Nowadays some houses counting Naranjestan-e Qawam, Zinat al-Molk and Forogh al-Molk mansions are open to visitors and many houses have been converted into luxury guest houses, boutique hotels or basic hostels for the sake and enjoyment of local and foreign travelers.

These old buildings have played a major role in making Shiraz one of the best touristic destinations in Iran. Experiencing the true Iranian way of living by staying in a heritage hotel instead of a regular hotel, is a dazzling tourist experience for visitors from all around the world.

What is a Shiraz Historical House like

A Shiraz historical house or mansion or an Iranian historical house in general enjoys an indoor courtyard and garden with a pool in the middle and at the moment is located withing the historical district at the center of Shiraz city surrounded by the newer part of the city expanded from Pahlavi reign till now in different directions specifically toward northwest.

Generally, a Shiraz historical house is fully enclosed inside, insulated with high-strength walls decorated with brick work or tile work patterns and with minimal vents to keep out heat and street noise.

These historical mansions are also known for their open-ceiling structure. Usually, the indoor courtyard of these charming buildings is decorated with tile work and brick work and emphasized with pools in the center with plants, trees and flowers all around.

Iranian Historical Houses Details Based on Shiraz Qajar Mansions

What we describe today about Iranian historical houses is mainly based on the mansions built during the reign of Qajars so it is the best to rely on the description of someone who stayed in one of these mansions at the time and as Shiraz has been a popular city among globetrotters in history we have a good record of one these travelers who has not missed traveling to Shiraz in his lifetime.

As one of the administrators  in the East India Service in Madras, Robert Balir Munro Binning (1814-1891) had to quit his post for health reasons in 1850 and hit the road for two years in Ceylon and Persia with great deal of attention to Shiraz.

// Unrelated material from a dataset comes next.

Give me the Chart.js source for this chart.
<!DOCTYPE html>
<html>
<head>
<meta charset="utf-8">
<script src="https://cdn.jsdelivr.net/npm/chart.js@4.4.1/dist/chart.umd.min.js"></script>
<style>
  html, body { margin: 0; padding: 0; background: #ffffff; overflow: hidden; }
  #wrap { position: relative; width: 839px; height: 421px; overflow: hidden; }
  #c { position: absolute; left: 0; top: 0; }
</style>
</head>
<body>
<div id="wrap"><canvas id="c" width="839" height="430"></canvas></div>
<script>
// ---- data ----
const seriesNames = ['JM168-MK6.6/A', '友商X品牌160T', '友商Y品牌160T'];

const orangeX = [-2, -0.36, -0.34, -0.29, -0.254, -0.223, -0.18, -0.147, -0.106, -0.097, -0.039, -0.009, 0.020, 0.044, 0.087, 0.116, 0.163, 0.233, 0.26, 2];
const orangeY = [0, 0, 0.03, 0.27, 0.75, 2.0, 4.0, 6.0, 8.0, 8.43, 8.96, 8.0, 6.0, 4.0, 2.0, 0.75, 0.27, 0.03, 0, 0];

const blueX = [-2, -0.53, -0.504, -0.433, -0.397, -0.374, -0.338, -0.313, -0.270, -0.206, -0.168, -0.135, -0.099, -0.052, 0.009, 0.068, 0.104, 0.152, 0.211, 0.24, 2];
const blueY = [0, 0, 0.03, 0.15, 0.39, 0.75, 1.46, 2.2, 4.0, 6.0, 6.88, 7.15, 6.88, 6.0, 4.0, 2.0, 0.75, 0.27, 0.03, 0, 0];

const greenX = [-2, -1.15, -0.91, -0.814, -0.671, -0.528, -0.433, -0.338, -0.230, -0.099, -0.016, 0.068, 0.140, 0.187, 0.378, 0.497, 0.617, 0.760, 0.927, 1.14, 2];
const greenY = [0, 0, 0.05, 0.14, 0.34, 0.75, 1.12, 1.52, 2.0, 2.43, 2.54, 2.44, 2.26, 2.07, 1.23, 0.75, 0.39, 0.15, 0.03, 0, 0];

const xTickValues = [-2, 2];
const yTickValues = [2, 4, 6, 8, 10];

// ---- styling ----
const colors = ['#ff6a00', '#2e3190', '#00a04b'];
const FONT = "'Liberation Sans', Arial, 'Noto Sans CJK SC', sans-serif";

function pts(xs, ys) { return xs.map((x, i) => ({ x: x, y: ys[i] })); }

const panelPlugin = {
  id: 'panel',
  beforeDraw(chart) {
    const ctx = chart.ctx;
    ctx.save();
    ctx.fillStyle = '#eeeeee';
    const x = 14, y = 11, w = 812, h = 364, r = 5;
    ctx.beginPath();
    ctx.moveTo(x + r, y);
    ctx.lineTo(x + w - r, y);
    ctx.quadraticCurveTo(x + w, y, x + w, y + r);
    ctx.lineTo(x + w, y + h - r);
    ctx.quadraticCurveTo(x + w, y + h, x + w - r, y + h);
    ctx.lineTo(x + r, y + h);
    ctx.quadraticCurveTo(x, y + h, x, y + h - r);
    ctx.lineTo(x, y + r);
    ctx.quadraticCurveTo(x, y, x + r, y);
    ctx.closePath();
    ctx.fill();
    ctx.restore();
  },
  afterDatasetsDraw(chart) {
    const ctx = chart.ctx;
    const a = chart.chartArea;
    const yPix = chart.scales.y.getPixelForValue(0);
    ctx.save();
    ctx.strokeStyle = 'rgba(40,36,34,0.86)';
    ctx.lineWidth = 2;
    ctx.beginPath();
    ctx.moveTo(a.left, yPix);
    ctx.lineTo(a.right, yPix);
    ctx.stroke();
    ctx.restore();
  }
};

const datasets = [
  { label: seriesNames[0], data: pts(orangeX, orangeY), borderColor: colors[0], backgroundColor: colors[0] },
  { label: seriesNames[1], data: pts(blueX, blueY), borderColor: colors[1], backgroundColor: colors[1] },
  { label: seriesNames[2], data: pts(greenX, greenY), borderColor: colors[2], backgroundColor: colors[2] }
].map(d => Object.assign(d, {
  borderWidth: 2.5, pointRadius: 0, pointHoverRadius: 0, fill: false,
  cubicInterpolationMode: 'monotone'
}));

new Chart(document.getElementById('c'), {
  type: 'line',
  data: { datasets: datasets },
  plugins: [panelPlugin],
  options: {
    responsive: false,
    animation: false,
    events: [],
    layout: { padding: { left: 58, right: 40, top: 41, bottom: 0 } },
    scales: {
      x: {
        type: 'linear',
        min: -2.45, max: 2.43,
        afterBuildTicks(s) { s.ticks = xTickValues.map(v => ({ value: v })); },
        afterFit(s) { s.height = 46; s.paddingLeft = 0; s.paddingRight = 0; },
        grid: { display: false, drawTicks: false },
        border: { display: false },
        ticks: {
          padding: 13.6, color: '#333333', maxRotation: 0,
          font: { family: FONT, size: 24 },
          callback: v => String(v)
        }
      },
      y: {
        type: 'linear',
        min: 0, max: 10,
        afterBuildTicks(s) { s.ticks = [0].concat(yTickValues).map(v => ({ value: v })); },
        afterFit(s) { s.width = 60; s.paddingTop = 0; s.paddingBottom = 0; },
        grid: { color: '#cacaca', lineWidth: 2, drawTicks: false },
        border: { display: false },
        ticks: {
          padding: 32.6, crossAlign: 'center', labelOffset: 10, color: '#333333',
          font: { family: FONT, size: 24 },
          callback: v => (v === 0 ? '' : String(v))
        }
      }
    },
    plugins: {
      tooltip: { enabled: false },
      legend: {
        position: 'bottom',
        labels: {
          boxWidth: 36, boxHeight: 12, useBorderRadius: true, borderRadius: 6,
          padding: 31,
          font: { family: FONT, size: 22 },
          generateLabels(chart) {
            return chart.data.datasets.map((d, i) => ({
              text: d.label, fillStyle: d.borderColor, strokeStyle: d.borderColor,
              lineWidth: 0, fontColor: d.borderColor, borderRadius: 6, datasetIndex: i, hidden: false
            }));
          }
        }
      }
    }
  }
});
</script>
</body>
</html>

He was Keeping the record of his trips as personal notes or letters to himself but when Dr. Dunkan Forbes, Professor of Oriental Languages in King's college in London, saw the diary found it an important source with rich details that must get published. "A Journal of Two Years' Travel in Persia, Ceylon" gives of great details about Persian especially Shiraz and Persepolis in two volumes.

We will study different parts and decorations of a Qajar mansion in Shiraz city based on the observation and description of Roberts of a house he resided in Shiraz for weeks hosted by a Persian family. The parts and decorations of the houses may vary based on the wealth of the owner who built it.

Front Door Exterior

The only visible sign of the house, in the street, is a low door, which is kept barred in the inside. It is constructed of thick timber, embossed with large iron knobs, and having an iron knocker suspended above the keyhole. No window or other aperture relieves the uniformity of the high mud-colored wall.

Corridor, Courtyard & Plan (Dehliz & Hayat)

Entering by this door, a short passage called the "Dehliz", leads into the "Hayat" or court of the house, a space of thirty feet square, the greater part of which is paved with slabs of stone; having in the center, an oblong tank of water, about five feet deep, constructed of stone: and on either side of the tank, a small plat of ground, in which grow half a dozen orange trees, a few rosebushes, Jessamine shrubs, and other flowers. Round this court, the house is built; the principal part of it, being directly opposite to the entrance. The end where the entrance lies, is occupied by the kitchen and one or two closets. On either side of the court, leading from this are four small rooms, some of which are occupied by the servants, while the others remain empty, or are used as occasion requires.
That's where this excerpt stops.